Regional wages: a solution to the lack of regional mobility edit

Jan. 30, 2006

Regional disparities among EU countries remain substantial. In the second half of the nineties, the coefficient of variation of income per capita across 50 regions in the EU was almost double than across the 49 states of the continental US. Policy makers will then need to make a clear choice, in favour of greater labour mobility or higher wage flexibility. Otherwise, the combination of wage rigidity and limited labour mobility will continue to lead to unacceptably high unemployment differentials among regions.

-->The aggregate figures do not fully convey the size of remaining territorial disparities within the EU, even when excluding the new members countries . In 2002, the latest year for which a fully comparable set of data is available, income per capita - in purchasing power standards - in Inner London was more than two and half times larger than the EU-15 average. Conversely, GDP per head in the Greek region of Dytikis was around 50 percent of the European value. Disparities are somewhat less pronounced at the national level, but far from negligible. Even if we neglect Luxembourg, income per capita ranges from 111 per cent of the EU average in Denmark to around 67 percent in Greece. These large, and sometimes persistent, gaps in GDP per person reflect both differences in productivity and in labour market performance. National unemployment rates cover a broad range from 11.4 percent in Spain to 2.2 percent in the Netherlands. At the regional level the gap is substantially wider, from 27 percent in Halle in Germany to 2.2 percent in Utrecht in the Netherlands. Perhaps more disturbingly, in Europe high unemployment regions tend to coincide with low income per capita regions. Poverty and unemployment become two faces of the same coin.

We would expect these large differentials in income and employment conditions to foster substantial migratory flow from low income and high unemployment regions toward high income and low unemployment regions. They do not. With the exception of the UK, internal migration flows represent a much smaller share of resident population than in the US, despite the much greater variability in the income and employment outcomes in Europe.

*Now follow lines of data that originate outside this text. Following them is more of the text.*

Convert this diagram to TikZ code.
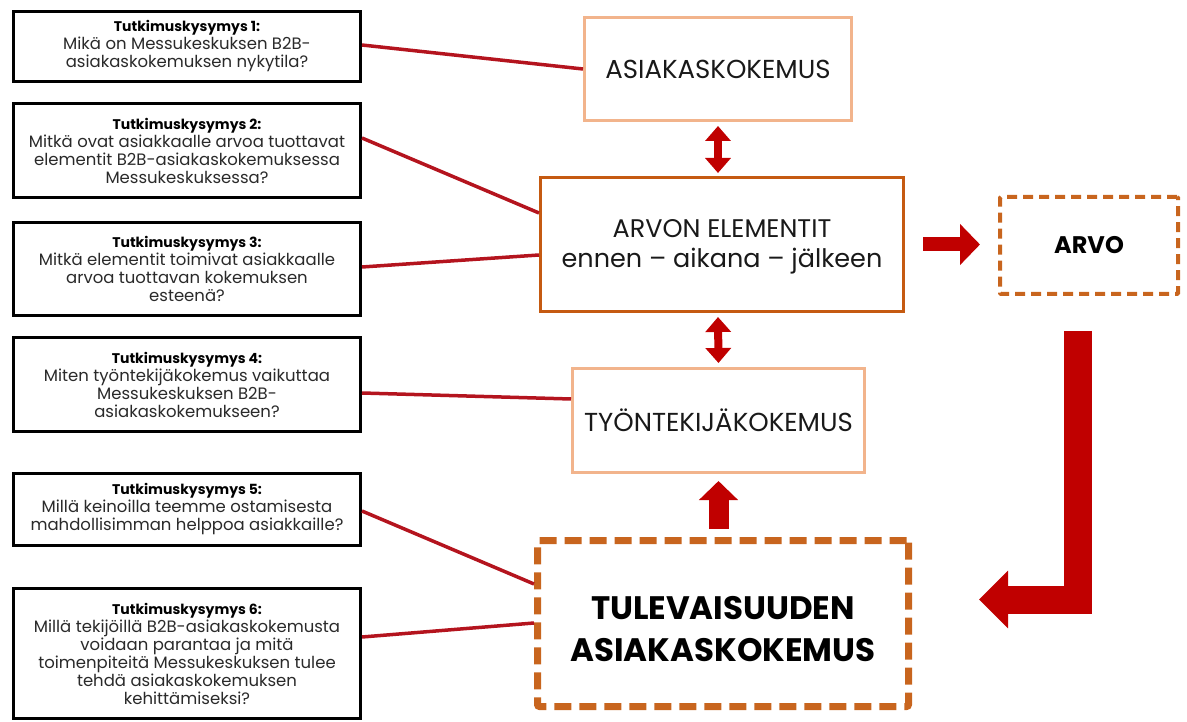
\documentclass[tikz,border=0pt]{standalone}
\usepackage{fontspec}
\setmainfont{Poppins}
\usetikzlibrary{arrows.meta,calc}
\definecolor{peach}{HTML}{F2B48C}
\definecolor{rust}{HTML}{C55A11}
\definecolor{dashrust}{HTML}{C8651E}
\definecolor{linkred}{HTML}{B4141E}
\definecolor{arrowred}{HTML}{C00000}
\definecolor{txt}{HTML}{2A2A2A}
\newcommand{\qhead}[1]{{\fontsize{14}{18}\selectfont\bfseries\color{black}#1}}
\begin{document}
\begin{tikzpicture}[x=1pt,y=-1pt,
  qbox/.style={draw=black, line width=3pt, fill=white, align=center, text=txt,
    font=\fontsize{16.5}{18}\selectfont, inner sep=0pt, minimum width=347pt},
  softbox/.style={draw=peach, line width=3pt, align=center, text=black!90,
    font=\fontsize{26}{28}\selectfont, inner sep=0pt},
  mainbox/.style={draw=rust, line width=3pt, inner sep=0pt},
  link/.style={draw=linkred, line width=3.5pt},
  blockarrow/.style={draw=arrowred, line join=miter}
]
\useasboundingbox (0,0) rectangle (1187,722);

% research questions
\node[qbox, minimum height=70pt] (q1) at (187,46.5)
  {\qhead{Tutkimuskysymys 1:}\\Mikä on Messukeskuksen B2B-\\asiakaskokemuksen nykytila?};
\node[qbox, minimum height=94pt] (q2) at (187,150.5)
  {\qhead{Tutkimuskysymys 2:}\\Mitkä ovat asiakkaalle arvoa tuottavat\\elementit B2B-asiakaskokemuksessa\\Messukeskuksessa?};
\node[qbox, minimum height=93pt] (q3) at (187,269)
  {\qhead{Tutkimuskysymys 3:}\\Mitkä elementit toimivat asiakkaalle\\arvoa tuottavan kokemuksen\\esteenä?};
\node[qbox, minimum height=94pt] (q4) at (187,384.5)
  {\qhead{Tutkimuskysymys 4:}\\Miten työntekijäkokemus vaikuttaa\\Messukeskuksen B2B-\\asiakaskokemukseen?};
\node[qbox, minimum height=72pt] (q5) at (187,509.5)
  {\qhead{Tutkimuskysymys 5:}\\Millä keinoilla teemme ostamisesta\\mahdollisimman helppoa asiakkaille?};
\node[qbox, minimum height=130pt] (q6) at (187,653.5)
  {\qhead{Tutkimuskysymys 6:}\\Millä tekijöillä B2B-asiakaskokemusta\\voidaan parantaa ja mitä\\toimenpiteitä Messukeskuksen tulee\\tehdä asiakaskokemuksen\\kehittämiseksi?};

% central chain
\node[softbox, minimum width=267pt, minimum height=103pt] (ak) at (718,69) {ASIAKASKOKEMUS};
\node[mainbox, minimum width=363pt, minimum height=134pt] (ae) at (722,244.5) {};
\node[align=center, text=black!90, font=\fontsize{25.5}{30}\selectfont, inner sep=0pt]
  (aetext) at ([yshift=-2pt]ae.center) {ARVON ELEMENTIT\\ennen – aikana – jälkeen};
\node[softbox, minimum width=292pt, minimum height=104pt] (tk) at (718.5,420.5) {TYÖNTEKIJÄKOKEMUS};
\node[draw=dashrust, line width=7pt, dash pattern=on 17pt off 8pt, rounded corners=2pt,
  minimum width=371pt, minimum height=166pt, inner sep=0pt] (tu) at (723,623.5) {};
\node[align=center, font=\fontsize{32.5}{42}\selectfont\bfseries, text=black, inner sep=0pt]
  (tutext) at ([yshift=-6pt]tu.center) {TULEVAISUUDEN\\ASIAKASKOKEMUS};
\node[draw=dashrust, line width=4pt, dash pattern=on 10pt off 6pt, rounded corners=1pt,
  minimum width=178pt, minimum height=97pt, inner sep=0pt,
  font=\fontsize{24}{26}\selectfont\bfseries, text=black] (arvo) at (1089,245.5) {ARVO};

% question links
\draw[link] ([yshift=1.5pt]q1.east) -- (ak.west);
\draw[link] ([yshift=12.5pt]q2.east) -- ([yshift=31.5pt]ae.west);
\draw[link] ([yshift=2pt]q3.east) -- ([yshift=-10.5pt]ae.west);
\draw[link] ([yshift=-8.5pt]q4.east) -- ([yshift=21.5pt]tk.west);
\draw[link] ([yshift=-1.5pt]q5.east) -- ([yshift=39.5pt]tu.west);
\draw[link] ([yshift=16.5pt]q6.east) -- ([yshift=0.5pt]tu.west);

% block arrows
\draw[blockarrow, line width=8pt,
  {Triangle[width=25pt,length=15pt]}-{Triangle[width=25pt,length=15pt]}]
  ([yshift=-4pt]ak.south) -- ([yshift=3pt]ak.south |- ae.north);
\draw[blockarrow, line width=8pt,
  {Triangle[width=25pt,length=15pt]}-{Triangle[width=25pt,length=15pt]}]
  ([yshift=-4pt]ak.south |- ae.south) -- ([yshift=4pt]tk.south |- tk.north);
\draw[blockarrow, line width=20pt, -{Triangle[width=38pt,length=19pt]}]
  ([yshift=8pt]tk.south |- tu.north) -- ([yshift=-7pt]tk.south);
\draw[blockarrow, line width=14pt, -{Triangle[width=40pt,length=20pt]}]
  ([xshift=18pt]ae.east) -- ([xshift=-18pt]arvo.west |- ae.east);
\coordinate (lstart) at (1077.5,331);
\coordinate (lend) at (979,599.5);
\draw[blockarrow, line width=28pt, -{Triangle[width=56pt,length=29pt]}]
  (lstart) |- (lend);
\end{tikzpicture}
\end{document}
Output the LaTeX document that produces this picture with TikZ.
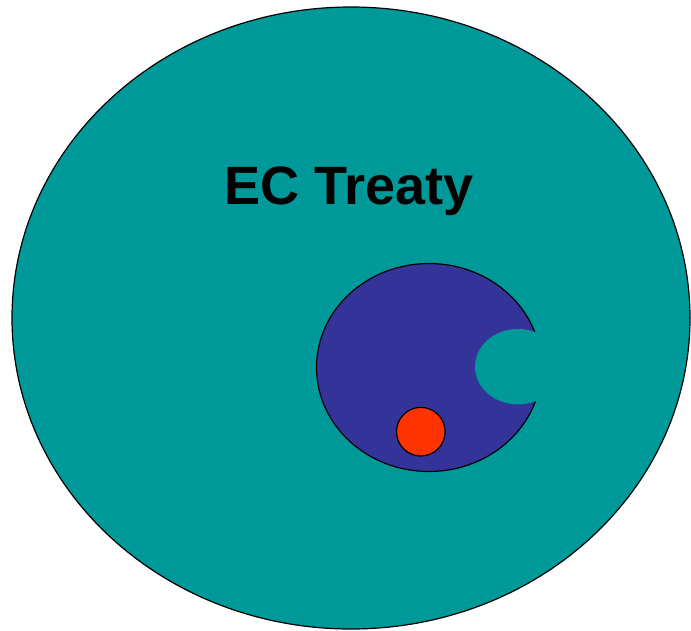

Would greater mobility among European regions foster convergence ? Should policy therefore act to encourage migration within Europe or, at the very least, within member countries ? Surprisingly enough, the role of migration in favouring convergence does not seem to be a major priority for European policy-makers. The European Commission in its Report on Economic and Social Cohesion lists a broad set of factors that hamper cohesion, but fails to mention the lack of mobility among them. Similarly, the sixth periodic Report on the Social and Economic Situation and Developments of the Regions in the EU notes - in a text box - that migration may be associated with faster convergence, but then does not pursue the issue any further. Only the demographic implications of migration are considered. By and large, when it comes to policy initiatives, European policy-makers hold a somewhat schizophrenic attitude toward labour mobility. Finance ministries may sometimes lament the lack of mobility as hampering the ability of regions to adjust to idiosyncratic shocks.

Their colleagues in other ministries however seem to be quite reluctant to engage on this issue.

With limited regional mobility, wage flexibility should be called on to play a key role in cushioning European regions from the impact of idiosyncratic shocks. Unfortunately, even there, the evidence is not reassuring. In the two countries where regional differentials are more pronounced, Germany and Italy, wages are largely determined by union bargaining at the national level and, as a result, little affected by regional shocks. There is furthermore substantive evidence that regional wages in Italy are largely unresponsive to local labour market conditions, particularly so in unionized sectors. The implication is twofold. First, wages will typically be set at a level which is too high for the low productivity region, thereby causing a significant rise in unemployment there. Second, and perhaps more crucially, the backward region will be ill equipped to respond to a negative localized shock, to the extent that regional wages are set largely according to economic conditions in the more prosperous region. Even more troubling, a favourable idiosyncratic shock in the rich region may push national wages up and lead to higher unemployment in the backward region!

Again, policy makers have not particularly active in advocating a more flexible system of regional wage determination. They would often argue that labour markets distortions are not the main issue in the backward regions. They also mention the fact that productivity levels are virtually aligned among regions. This however should not be taken as reason of comfort, as it simply reflects the fall in employment brought by high wages in the backward regions and the consequent rise in unemployment. The true fact is that unemployment in Southern Italy is still more than three times as high than in the North, It is hard to argue that the wage setting mechanism has little or nothing to do with this fact. Labour market distortions may not be the only issue but they are certainly part of the problem.